PROBLEM DETAILS » The line holding "const strengthTicks = [0, 50, 100, 150, 200, 250];" is the last one to output; start at the first line of the data, keep every line in between exactly, and leave out pictures.

Code that draws figures
+-------+

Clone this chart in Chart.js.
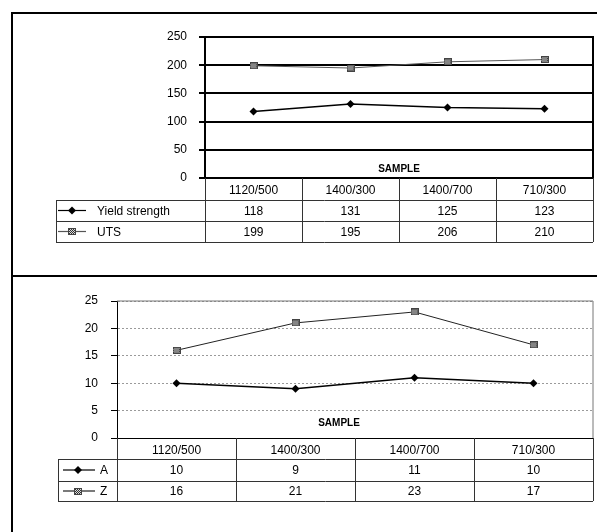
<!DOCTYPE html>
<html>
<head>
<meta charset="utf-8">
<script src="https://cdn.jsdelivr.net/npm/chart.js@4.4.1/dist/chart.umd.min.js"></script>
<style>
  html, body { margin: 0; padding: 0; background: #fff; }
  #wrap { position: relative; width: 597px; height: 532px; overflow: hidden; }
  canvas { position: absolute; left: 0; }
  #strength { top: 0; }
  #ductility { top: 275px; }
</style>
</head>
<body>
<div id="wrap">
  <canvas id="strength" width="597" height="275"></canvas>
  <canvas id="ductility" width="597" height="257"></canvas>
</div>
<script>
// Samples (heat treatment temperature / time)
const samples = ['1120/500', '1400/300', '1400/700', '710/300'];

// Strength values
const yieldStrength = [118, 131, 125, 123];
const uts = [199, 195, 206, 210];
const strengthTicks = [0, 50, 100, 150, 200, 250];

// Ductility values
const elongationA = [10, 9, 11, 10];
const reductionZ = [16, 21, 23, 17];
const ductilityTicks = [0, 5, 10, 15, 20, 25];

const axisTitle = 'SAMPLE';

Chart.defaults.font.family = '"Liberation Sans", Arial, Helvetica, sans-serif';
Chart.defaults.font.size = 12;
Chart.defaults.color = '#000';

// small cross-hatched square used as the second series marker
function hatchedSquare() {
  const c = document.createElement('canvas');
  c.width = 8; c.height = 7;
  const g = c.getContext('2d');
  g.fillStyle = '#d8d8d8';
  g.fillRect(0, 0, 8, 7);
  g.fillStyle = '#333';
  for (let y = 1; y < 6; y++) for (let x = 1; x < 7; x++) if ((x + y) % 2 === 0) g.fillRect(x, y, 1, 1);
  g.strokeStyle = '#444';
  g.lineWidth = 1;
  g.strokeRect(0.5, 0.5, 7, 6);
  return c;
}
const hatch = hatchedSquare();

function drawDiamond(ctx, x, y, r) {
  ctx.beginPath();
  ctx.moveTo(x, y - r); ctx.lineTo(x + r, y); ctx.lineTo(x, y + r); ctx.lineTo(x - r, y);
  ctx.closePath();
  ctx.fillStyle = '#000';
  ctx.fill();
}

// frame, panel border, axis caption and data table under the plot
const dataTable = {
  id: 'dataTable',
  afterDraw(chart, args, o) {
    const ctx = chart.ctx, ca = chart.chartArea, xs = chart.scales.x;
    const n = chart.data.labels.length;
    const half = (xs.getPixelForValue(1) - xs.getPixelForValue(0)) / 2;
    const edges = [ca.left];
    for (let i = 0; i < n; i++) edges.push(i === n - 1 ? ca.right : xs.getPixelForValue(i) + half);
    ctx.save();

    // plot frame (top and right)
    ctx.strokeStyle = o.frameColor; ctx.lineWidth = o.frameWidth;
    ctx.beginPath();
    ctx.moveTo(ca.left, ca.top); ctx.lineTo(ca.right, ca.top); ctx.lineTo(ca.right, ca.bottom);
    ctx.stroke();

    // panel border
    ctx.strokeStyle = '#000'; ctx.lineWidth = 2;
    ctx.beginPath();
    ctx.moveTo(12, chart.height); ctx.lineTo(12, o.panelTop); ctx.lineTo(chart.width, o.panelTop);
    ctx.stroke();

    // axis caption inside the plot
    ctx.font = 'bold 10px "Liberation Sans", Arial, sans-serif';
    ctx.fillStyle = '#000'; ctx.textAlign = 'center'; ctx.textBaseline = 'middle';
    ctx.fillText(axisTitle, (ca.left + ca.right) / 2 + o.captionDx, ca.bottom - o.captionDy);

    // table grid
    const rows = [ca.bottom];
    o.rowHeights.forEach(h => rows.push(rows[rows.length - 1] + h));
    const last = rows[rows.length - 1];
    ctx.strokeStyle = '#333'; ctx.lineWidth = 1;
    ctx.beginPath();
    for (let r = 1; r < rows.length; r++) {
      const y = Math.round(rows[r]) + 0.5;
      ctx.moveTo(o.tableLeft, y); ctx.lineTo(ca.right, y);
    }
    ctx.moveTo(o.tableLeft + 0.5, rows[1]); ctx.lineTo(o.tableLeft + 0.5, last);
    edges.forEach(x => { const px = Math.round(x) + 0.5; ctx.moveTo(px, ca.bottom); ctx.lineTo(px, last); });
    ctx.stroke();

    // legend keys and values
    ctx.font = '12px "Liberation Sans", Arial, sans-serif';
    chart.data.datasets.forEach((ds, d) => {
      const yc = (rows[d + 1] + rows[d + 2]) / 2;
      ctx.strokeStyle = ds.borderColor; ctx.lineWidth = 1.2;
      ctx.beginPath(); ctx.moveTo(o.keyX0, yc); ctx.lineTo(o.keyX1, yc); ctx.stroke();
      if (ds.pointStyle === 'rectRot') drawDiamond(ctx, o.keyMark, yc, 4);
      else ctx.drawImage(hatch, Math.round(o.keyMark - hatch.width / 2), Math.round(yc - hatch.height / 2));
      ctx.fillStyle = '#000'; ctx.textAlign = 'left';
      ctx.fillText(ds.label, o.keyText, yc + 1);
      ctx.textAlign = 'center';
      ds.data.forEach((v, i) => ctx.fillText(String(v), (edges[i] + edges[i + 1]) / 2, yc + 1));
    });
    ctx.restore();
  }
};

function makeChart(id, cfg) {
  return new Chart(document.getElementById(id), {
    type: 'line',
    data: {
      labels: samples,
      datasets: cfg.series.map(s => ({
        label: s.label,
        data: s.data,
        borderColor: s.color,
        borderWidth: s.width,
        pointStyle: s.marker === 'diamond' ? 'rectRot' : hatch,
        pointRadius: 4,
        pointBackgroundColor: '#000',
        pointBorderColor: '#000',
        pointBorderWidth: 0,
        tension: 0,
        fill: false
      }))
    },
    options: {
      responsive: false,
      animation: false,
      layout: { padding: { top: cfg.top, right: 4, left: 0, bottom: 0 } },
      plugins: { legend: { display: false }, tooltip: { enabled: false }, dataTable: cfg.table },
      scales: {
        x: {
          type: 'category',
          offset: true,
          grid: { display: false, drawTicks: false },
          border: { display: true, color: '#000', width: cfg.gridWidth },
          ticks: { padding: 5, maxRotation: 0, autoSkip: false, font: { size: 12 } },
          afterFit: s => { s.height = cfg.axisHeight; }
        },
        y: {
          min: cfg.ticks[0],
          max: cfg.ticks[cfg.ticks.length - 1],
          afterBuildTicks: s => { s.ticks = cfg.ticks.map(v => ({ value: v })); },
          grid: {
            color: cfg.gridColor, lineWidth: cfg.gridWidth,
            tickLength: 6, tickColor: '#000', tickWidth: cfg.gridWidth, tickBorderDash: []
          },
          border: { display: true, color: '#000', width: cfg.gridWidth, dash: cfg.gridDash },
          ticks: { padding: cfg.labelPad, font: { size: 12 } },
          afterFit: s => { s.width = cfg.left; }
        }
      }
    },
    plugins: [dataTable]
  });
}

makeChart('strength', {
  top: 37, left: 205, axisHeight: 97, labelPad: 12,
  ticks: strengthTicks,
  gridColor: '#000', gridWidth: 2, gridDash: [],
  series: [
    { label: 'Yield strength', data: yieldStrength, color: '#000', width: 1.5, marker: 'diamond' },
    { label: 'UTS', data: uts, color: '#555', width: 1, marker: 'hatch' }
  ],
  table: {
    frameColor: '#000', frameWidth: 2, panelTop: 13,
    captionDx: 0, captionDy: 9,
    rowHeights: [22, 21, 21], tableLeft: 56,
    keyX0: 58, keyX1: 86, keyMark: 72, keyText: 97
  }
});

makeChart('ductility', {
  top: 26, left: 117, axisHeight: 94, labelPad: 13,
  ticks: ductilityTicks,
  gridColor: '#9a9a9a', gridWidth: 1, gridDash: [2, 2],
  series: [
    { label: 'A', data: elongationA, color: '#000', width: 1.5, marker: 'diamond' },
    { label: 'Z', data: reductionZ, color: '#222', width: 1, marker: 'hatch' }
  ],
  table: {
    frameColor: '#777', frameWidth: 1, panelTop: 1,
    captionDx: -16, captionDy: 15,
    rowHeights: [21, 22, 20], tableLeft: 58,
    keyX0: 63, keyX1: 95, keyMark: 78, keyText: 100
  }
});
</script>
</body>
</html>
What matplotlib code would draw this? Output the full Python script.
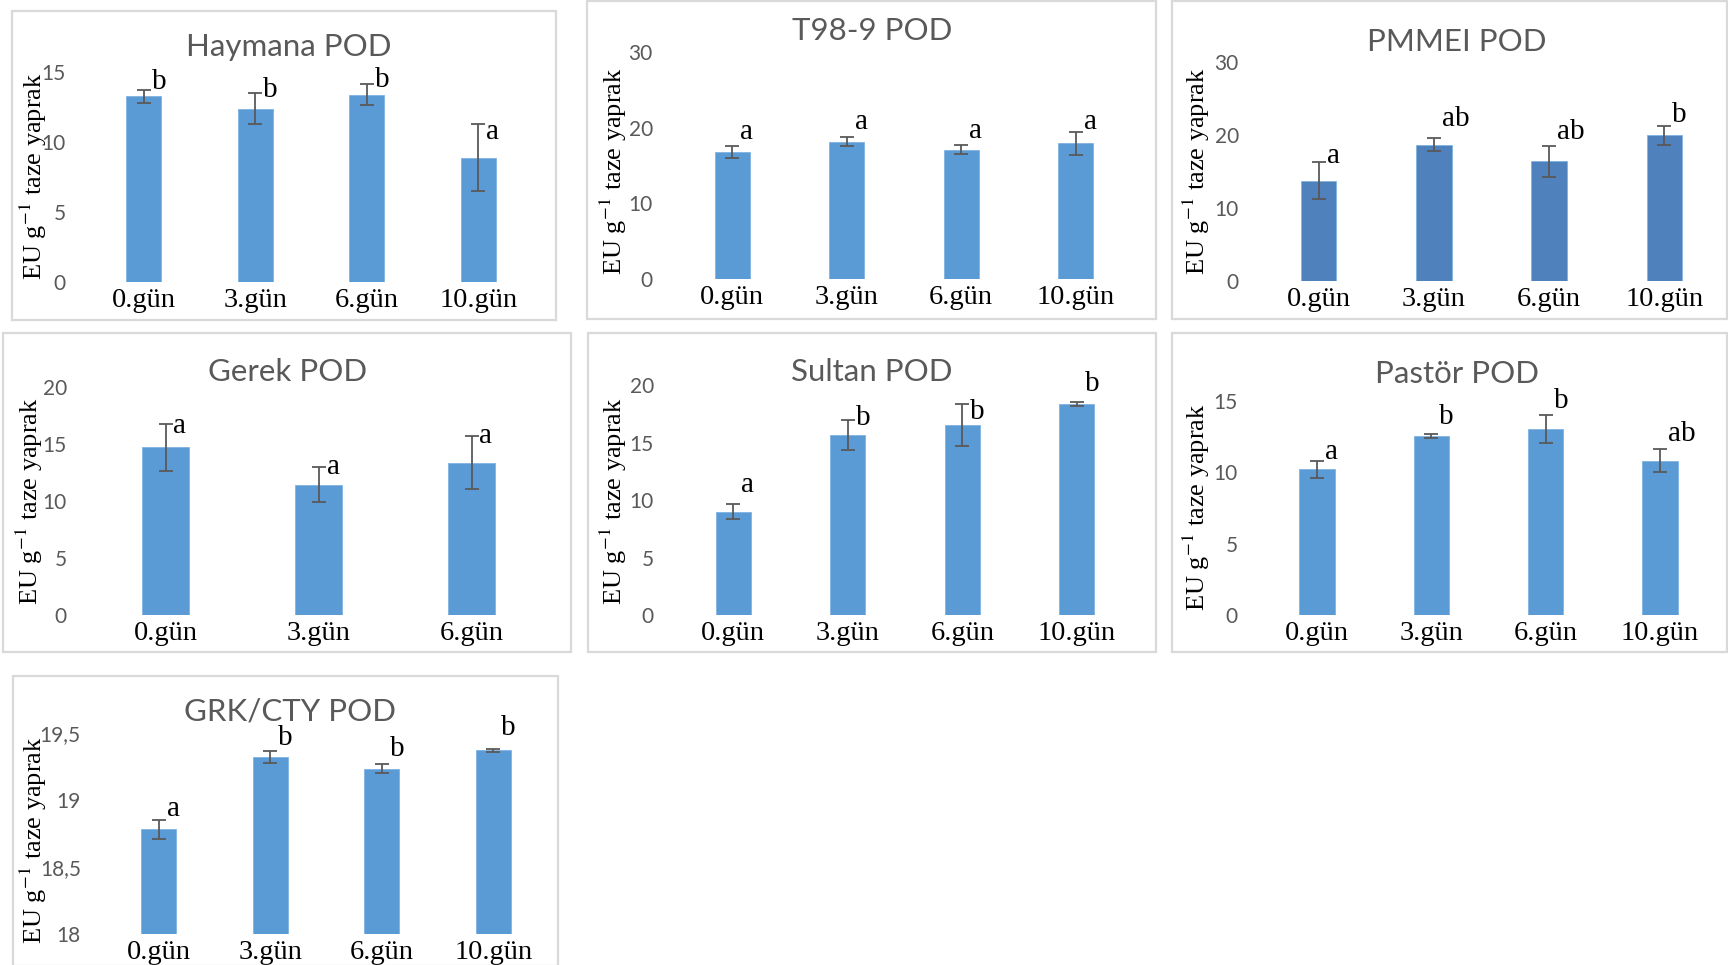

+-------+

SOLVED PROBLEM »
Clone this chart in Chart.js.
<!DOCTYPE html>
<html>
<head>
<meta charset="utf-8">
<script src="https://cdn.jsdelivr.net/npm/chart.js@4.4.1/dist/chart.umd.min.js"></script>
<style>
  html, body { margin: 0; padding: 0; background: #fff; }
  #wrap { position: relative; width: 597px; height: 532px; overflow: hidden; }
  canvas { position: absolute; left: 0; }
  #strength { top: 0; }
  #ductility { top: 275px; }
</style>
</head>
<body>
<div id="wrap">
  <canvas id="strength" width="597" height="275"></canvas>
  <canvas id="ductility" width="597" height="257"></canvas>
</div>
<script>
// Samples (heat treatment temperature / time)
const samples = ['1120/500', '1400/300', '1400/700', '710/300'];

// Strength values
const yieldStrength = [118, 131, 125, 123];
const uts = [199, 195, 206, 210];
const strengthTicks = [0, 50, 100, 150, 200, 250];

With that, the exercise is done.